Iron Maiden: el tropiezo en la cima
Bruce Dickinson dejó Iron Maiden en 1993 tras Fear of the Dark, y la banda apostó por Blaze Bayley, un vocalista con raíces en el hard rock británico. The X Factor (1995) y Virtual XI (1998) no fueron desastres absolutos —el primero entró al top 10 en el Reino Unido—, pero las ventas globales cayeron frente a clásicos como Powerslave (1984), que superó los 3 millones de copias. Bayley, con un rango más limitado, no pudo sostener las épicas galopadas de Maiden, y la banda tocó fondo en 1998 con giras a medio llenar. Dickinson regresó en 1999 y los rescató, pero esa etapa demostró lo frágil que puede ser un titán cuando la voz no encaja.
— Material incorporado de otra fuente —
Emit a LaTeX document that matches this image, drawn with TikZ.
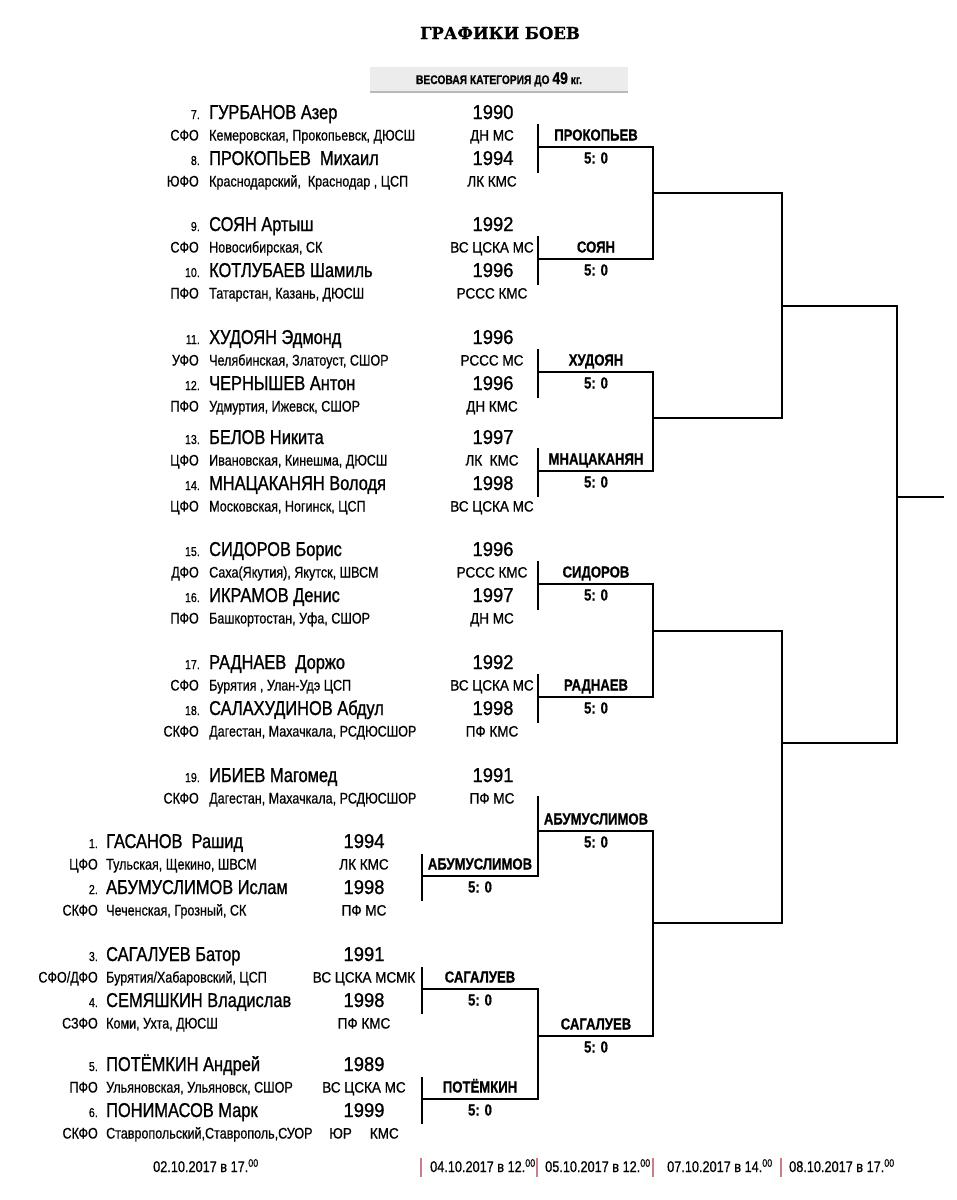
\documentclass[tikz,border=0pt]{standalone}
\usepackage{fontspec}
\setmainfont{Liberation Sans}
\newfontfamily\narrowfont{Liberation Sans}[FakeStretch=0.82,FakeBold=0.6]
\newfontfamily\namefont{Liberation Sans}[FakeStretch=0.82,FakeBold=1]
\newfontfamily\yearfont{Liberation Sans}[FakeStretch=0.92,FakeBold=1]
\newfontfamily\rankfont{Liberation Sans}[FakeStretch=0.9,FakeBold=0.8]
\newfontfamily\headfont{DejaVu Serif}[FakeBold=1]
\definecolor{datebar}{RGB}{205,125,135}
\definecolor{bannerfill}{RGB}{236,236,236}
\tikzset{
  bracket/.style={line width=1.3pt,line cap=rect},
  head/.style={font=\headfont\bfseries\fontsize{16.5}{18}\selectfont},
  cat/.style={font=\narrowfont\bfseries\fontsize{12.5}{14}\selectfont,anchor=base},
  num/.style={font=\narrowfont\fontsize{13}{14}\selectfont,anchor=base east,inner sep=0pt},
  fname/.style={font=\namefont\fontsize{20}{24}\selectfont,anchor=base west,inner sep=0pt},
  yr/.style={font=\yearfont\fontsize{20}{24}\selectfont,anchor=base,inner sep=0pt},
  code/.style={font=\narrowfont\fontsize{15.3}{18}\selectfont,anchor=base east,inner sep=0pt},
  reg/.style={font=\narrowfont\fontsize{15.3}{18}\selectfont,anchor=base west,inner sep=0pt},
  rank/.style={font=\rankfont\fontsize{15}{18}\selectfont,anchor=base,inner sep=0pt},
  win/.style={font=\narrowfont\bfseries\fontsize{16}{18}\selectfont,anchor=base,inner sep=0pt},
  score/.style={font=\narrowfont\bfseries\fontsize{16}{18}\selectfont,anchor=base,inner sep=0pt},
  date/.style={font=\narrowfont\fontsize{15.5}{18}\selectfont,anchor=base west,inner sep=0pt},
  datebarline/.style={datebar,line width=2pt}
}
\begin{document}
\begin{tikzpicture}[x=1pt,y=-1pt]
  \useasboundingbox (0,0) rectangle (957,1200);
  \fill[white] (0,0) rectangle (957,1200);
  % heading
  \node[head] (title) at (500,33) {ГРАФИКИ БОЕВ};
  \fill[bannerfill] (370,67) rectangle (628,92);
  \draw[gray!55,line width=1.5pt] (370,92) -- (628,92);
  \node[cat] (weight) at (499,84) {ВЕСОВАЯ КАТЕГОРИЯ ДО {\fontsize{17}{18}\selectfont 49} кг.};
  % upper list
  \foreach \y/\n/\nm/\yr/\cd/\rg/\rk in {
      112/7/{ГУРБАНОВ Азер}/1990/СФО/{Кемеровская, Прокопьевск, ДЮСШ}/{ДН МС},
      158/8/{ПРОКОПЬЕВ\ \ Михаил}/1994/ЮФО/{Краснодарский,\ \ Краснодар , ЦСП}/{ЛК КМС},
      224/9/{СОЯН Артыш}/1992/СФО/{Новосибирская, СК}/{ВС ЦСКА МС},
      270/10/{КОТЛУБАЕВ Шамиль}/1996/ПФО/{Татарстан, Казань, ДЮСШ}/{РССС КМС},
      337/11/{ХУДОЯН Эдмонд}/1996/УФО/{Челябинская, Златоуст, СШОР}/{РССС МС},
      383/12/{ЧЕРНЫШЕВ Антон}/1996/ПФО/{Удмуртия, Ижевск, СШОР}/{ДН КМС},
      437/13/{БЕЛОВ Никита}/1997/ЦФО/{Ивановская, Кинешма, ДЮСШ}/{ЛК\ \ КМС},
      483/14/{МНАЦАКАНЯН Володя}/1998/ЦФО/{Московская, Ногинск, ЦСП}/{ВС ЦСКА МС},
      549/15/{СИДОРОВ Борис}/1996/ДФО/{Саха(Якутия), Якутск, ШВСМ}/{РССС КМС},
      595/16/{ИКРАМОВ Денис}/1997/ПФО/{Башкортостан, Уфа, СШОР}/{ДН МС},
      662/17/{РАДНАЕВ\ \ Доржо}/1992/СФО/{Бурятия , Улан-Удэ ЦСП}/{ВС ЦСКА МС},
      708/18/{САЛАХУДИНОВ Абдул}/1998/СКФО/{Дагестан, Махачкала, РСДЮСШОР}/{ПФ КМС},
      775/19/{ИБИЕВ Магомед}/1991/СКФО/{Дагестан, Махачкала, РСДЮСШОР}/{ПФ МС}}{
    \node[num] (num\n) at (200,\y+7) {\n.};
    \node[fname] (name\n) at (209,\y+7) {\nm};
    \node[yr] (year\n) at (493,\y+7) {\yr};
    \node[code] (code\n) at (199,\y+28.5) {\cd};
    \node[reg] (reg\n) at (209,\y+28.5) {\rg};
    \node[rank] (rank\n) at (492,\y+28.5) {\rk};
  }
  % lower list
  \foreach \y/\n/\nm/\yr/\cd/\rg/\rk in {
      841/1/{ГАСАНОВ\ \ Рашид}/1994/ЦФО/{Тульская, Щекино, ШВСМ}/{ЛК КМС},
      887/2/{АБУМУСЛИМОВ Ислам}/1998/СКФО/{Чеченская, Грозный, СК}/{ПФ МС},
      954/3/{САГАЛУЕВ Батор}/1991/{СФО/ДФО}/{Бурятия/Хабаровский, ЦСП}/{ВС ЦСКА МСМК},
      1000/4/{СЕМЯШКИН Владислав}/1998/СЗФО/{Коми, Ухта, ДЮСШ}/{ПФ КМС},
      1064/5/{ПОТЁМКИН Андрей}/1989/ПФО/{Ульяновская, Ульяновск, СШОР}/{ВС ЦСКА МС},
      1110/6/{ПОНИМАСОВ Марк}/1999/СКФО/{Ставропольский,Ставрополь,СУОР}/{ЮР\hspace{18pt}КМС}}{
    \node[num] (num\n) at (98,\y+7) {\n.};
    \node[fname] (name\n) at (106,\y+7) {\nm};
    \node[yr] (year\n) at (364,\y+7) {\yr};
    \node[code] (code\n) at (98,\y+28.5) {\cd};
    \node[reg] (reg\n) at (106,\y+28.5) {\rg};
    \node[rank] (rank\n) at (364,\y+28.5) {\rk};
  }
  % first round, upper
  \foreach \y/\w in {147/ПРОКОПЬЕВ,259/СОЯН,372/ХУДОЯН,471/МНАЦАКАНЯН,584/СИДОРОВ,697/РАДНАЕВ}{
    \coordinate (top\y) at (538,\y-22);
    \coordinate (bot\y) at (538,\y+25);
    \coordinate (in\y) at (538,\y);
    \coordinate (out\y) at (653,\y);
    \draw[bracket] (top\y) -- (bot\y);
    \draw[bracket] (in\y) -- (out\y);
    \node[win] (win\y) at (596,\y-6.5) {\w};
    \node[score] (score\y) at (596,\y+16.5) {5: 0};
  }
  % first round, lower
  \foreach \y/\w in {876/АБУМУСЛИМОВ,989/САГАЛУЕВ,1099/ПОТЁМКИН}{
    \coordinate (top\y) at (422,\y-21);
    \coordinate (bot\y) at (422,\y+24);
    \coordinate (in\y) at (422,\y);
    \coordinate (out\y) at (538,\y);
    \draw[bracket] (top\y) -- (bot\y);
    \draw[bracket] (in\y) -- (out\y);
    \node[win] (win\y) at (480,\y-6.5) {\w};
    \node[score] (score\y) at (480,\y+16.5) {5: 0};
  }
  % second round
  \coordinate (bye) at (538,797);
  \coordinate (in831) at (538,831);
  \coordinate (out831) at (653,831);
  \coordinate (in1036) at (538,1036);
  \coordinate (out1036) at (653,1036);
  \draw[bracket] (bye) -- (out876);
  \draw[bracket] (out989) -- (out1099);
  \draw[bracket] (in831) -- (out831);
  \draw[bracket] (in1036) -- (out1036);
  \node[win] (win831) at (596,824.5) {АБУМУСЛИМОВ};
  \node[score] (score831) at (596,847.5) {5: 0};
  \node[win] (win1036) at (596,1029.5) {САГАЛУЕВ};
  \node[score] (score1036) at (596,1052.5) {5: 0};
  \coordinate (q1) at (653,193);  \coordinate (h1) at (782,193);
  \coordinate (q2) at (653,418);  \coordinate (h2) at (782,418);
  \coordinate (q3) at (653,631);  \coordinate (h3) at (782,631);
  \coordinate (q4) at (653,923);  \coordinate (h4) at (782,923);
  \draw[bracket] (out147) -- (out259);
  \draw[bracket] (out372) -- (out471);
  \draw[bracket] (out584) -- (out697);
  \draw[bracket] (out831) -- (out1036);
  \draw[bracket] (q1) -- (h1);
  \draw[bracket] (q2) -- (h2);
  \draw[bracket] (q3) -- (h3);
  \draw[bracket] (q4) -- (h4);
  % semifinals and final
  \coordinate (s1) at (782,306);  \coordinate (f1) at (897,306);
  \coordinate (s2) at (782,743);  \coordinate (f2) at (897,743);
  \coordinate (fin) at (897,497); \coordinate (champ) at (943,497);
  \draw[bracket] (h1) -- (h2);
  \draw[bracket] (h3) -- (h4);
  \draw[bracket] (s1) -- (f1);
  \draw[bracket] (s2) -- (f2);
  \draw[bracket] (f1) -- (f2);
  \draw[bracket] (fin) -- (champ);
  % dates
  \node[date] (d1) at (153,1172) {02.10.2017 в 17.\textsuperscript{00}};
  \foreach \x/\d/\t in {430/2/04.10.2017 в 12.,545/3/05.10.2017 в 12.,667/4/07.10.2017 в 14.,789/5/08.10.2017 в 17.}
    \node[date] (d\d) at (\x,1172) {\t\textsuperscript{00}};
  \foreach \x in {421,537,653,781}
    \draw[datebarline] (\x,1158) -- (\x,1177);
\end{tikzpicture}
\end{document}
Arch Enemy: el filo que se suavizó
Angela Gossow convirtió a Arch Enemy en un nombre clave del death metal melódico con discos como Wages of Sin (2001), que vendió más de 100,000 copias en Europa según Nuclear Blast. Su salida en 2014 y la llegada de Alissa White-Gluz trajeron un cambio: Alissa tiene técnica y presencia, pero el sonido se inclinó hacia lo melódico y accesible con War Eternal (2014). Aunque el disco fue un éxito comercial —debutó en el puesto 44 del Billboard 200—, parte del público sintió que la ferocidad cruda de Gossow se diluyó. Arch Enemy no colapsó, pero perdió ese aura implacable que los definía para los puristas.
El patrón detrás del caos
No hay una fórmula exacta para que un cambio de vocalista hunda a una banda, pero los números y las trayectorias no mienten. En estos casos, la caída vino por una mezcla de timing pésimo, fans que no conectaron con el nuevo rostro y discos que no capturaron la esencia original. El metal exige autenticidad, y cuando la voz no resuena —literal o figuradamente—, el derrumbe es casi inevitable. ¿Qué sigue? Bandas como estas nos recuerdan que arriesgarse puede costar caro, pero también que el metal, con sus cicatrices, siempre encuentra formas de seguir adelante.